I think white people have gotten so used to seeing themselves everywhere and anywhere, that the only time a white, able bodied cis-gendered Australian feels ‘other’ is if they are having yum cha and they’re one of the minority (true story!). This absence and lack of trying to create lineups that are representative is daringly inadequate given the multicultural society we live in and this is worn like a badge of honour. It is sheer ignorance to continue this behaviour and this choice. I seriously mean that about the badge of honour and I am deadly serious about the ignorant part as well. Australians always go on & on about how diverse and international our country is, how lucky we are yet, when it comes to spirituality, wellness and entrepreneurship, representation is disappointingly insufficient, substandard and pathetic and the people who are not making representation a key value, are letting us all down and they need to be called out TODAY.
I have written how difficult it is to have lived just over 4 decades in this country where I was born and raised, looking my whole life for representation and faces like mine and different (but not white) beyond SBS and ABC TV. Don’t even *think* about mentioning the token Asian characters that Neighbours have included over the years.
It is painful to not be seen or valued and you will only ever understand that if you are a biracial, mixed race, Indigenous, black, brown, disabled, LGBQTIA or have a larger than average body. We are the butt of jokes, stereotypes, tokenised. In some cases, sexualised. It has gone beyond a joke as I scroll through my Facebook feed to see the latest speaker or conference lineups and I roll my eyes wondering how blinkered conference organisers are to their whitewashing. Or is this deliberate? I have to ask because we have gone on like this for decades and I call bullshit.
If your speaker / teaching / summit lineups are same old, same old, what kind of quality, diverse storytelling & perspectives and opportunity to hear different stories are you starving and preventing your audiences of learning from?
How valuable is the teaching to those in your audience who aren’t represented?
What does it say about you that you, the event organiser accepts money from all of us, but you don’t include any of us? And if you’ve included one person as described above, just one time, that doesn’t mean you are an agent of change or a champion either. No pats on the back, yet. No cookies for you.
Let me get back to the reason for this post. Inclusion Rider. If you watched the Oscars you will have seen Academy Award Winner Frances McDormand say the words ‘inclusion rider’ at the end of her speech. If you didn’t, I strongly recommend you learn more about what this means and why it is SO very relevant to the industries we are in. Since I saw the speech I have been mulling over how inclusion rider can be adopted in other industries, namely the communities I’m part of or should I say, the communities I think I’m part of but never truly included in.

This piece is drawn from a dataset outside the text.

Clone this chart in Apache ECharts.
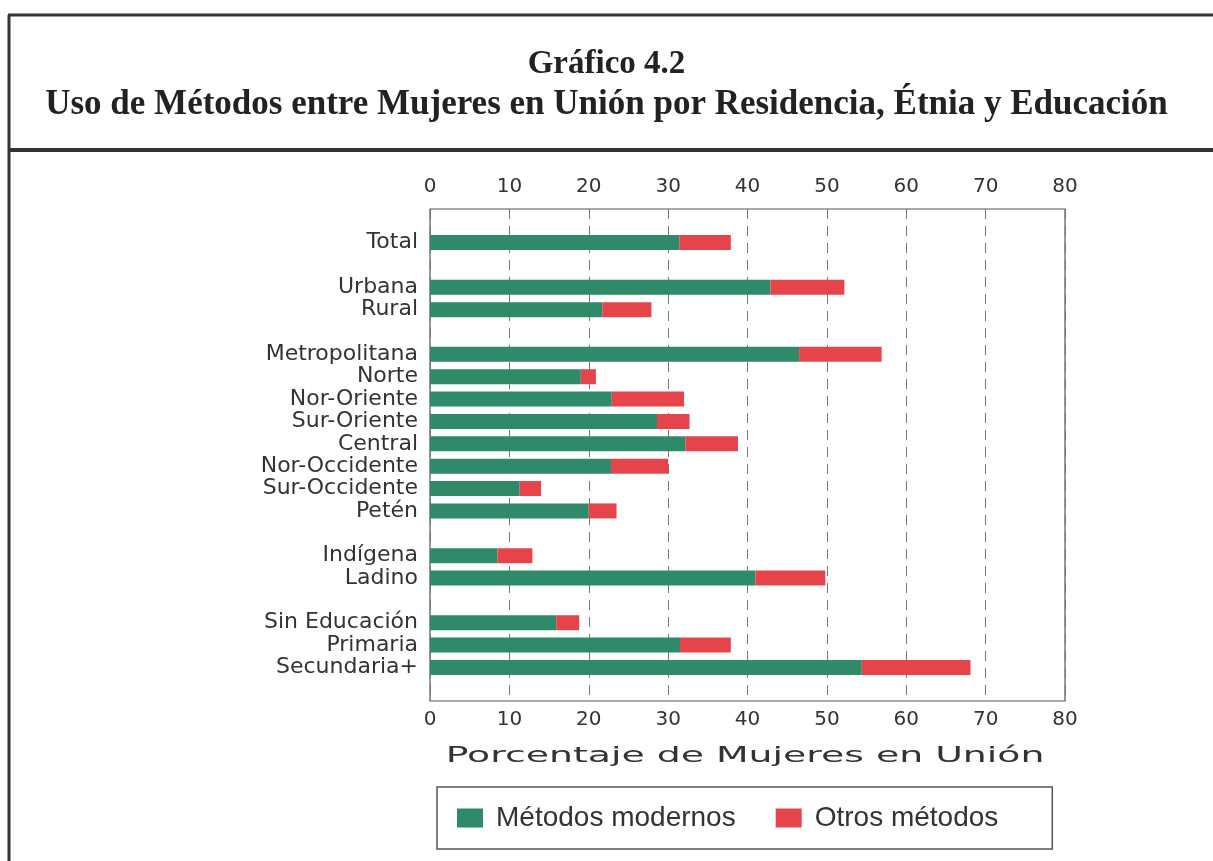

I’ve mulled over how after 6 years of Gutsy Girl and 3 years of speaking and teaching I’ve received one unpaid invitation and just 2 paid invitations to teach? I’ve hosted and taught over 30 circles and workshops myself. It has been the only way that I have been able to hone my skills and do what I love. I’ve had to create that space for myself. It shouldn’t be the only way and it shouldn’t be so hard for some of us. I’ve mulled over how event organisers can learn from this and be inclusive without tokenising the people who aren’t properly represented at the moment. But the time for thinking is over and it’s time to do something!
This post is a calling in of every speaker, coach, teacher and facilitator who has countless opportunities and invitations every year to speak and teach at an event, both in person and online and paid. I am asking you to change the system. I am asking you to be supportive and to extend your hand to the rest of the sisterhood to make the lineups you are in, inclusive.
This is not the time to be silent, or pretend that I’m not talking about you or speaking to you, because it is you I am asking to do the legwork and create change. Because up to now, I don’t see you doing much of anything that would have us women of colour, diverse bodies, disabled, LGBTQIA spiritual teachers, coaches and biz owners rise with you.
It’s time to get on board or get left behind because in the inclusive communities I am in, we won’t settle for basic reparations or minor efforts. We will liberate ourselves anyway, but wouldn’t it be nice if you could do something too? Wouldn’t it be nice if you reached out and formed connections and built relationships with us, the people you have left out? Because I can tell you, I find it difficult to consider approaching you myself. Because you haven’t done what I had hoped after all these years.
I need to see it through your actions that you are prepared to do what it takes and that means, offering the olive branch. I need to see that you will do more than just share your mates' stories and prop them up every time you run an event. I want to see you confess to your ignorant colour blindness. I want to see an apology for why you have excluded us. I want to see you signing up to programs on social justice run by people of colour. I want to see you sharing our work and paying us for the work we do, not asking for free labour. I want to see you writing about what you discover about yourself and tell your skin kin that they too, must be all in. I want to see real change and for you to show me how you are inclusive. I want to see you creating events with storytellers and speakers with diverse bodies and backgrounds. I know I won’t see this overnight, and you probably should know that you can’t jump on the social justice bandwagon of allyship unless you have put in significant time and effort in. I don’t want to see you creating leadership programs on activism when the true leaders in this arena have been doing this work for a long time already. I don’t want to see your next speaker lineup, awash with white. Don’t make the mistake that has been made over and over again. Don’t be a case study on what not to do.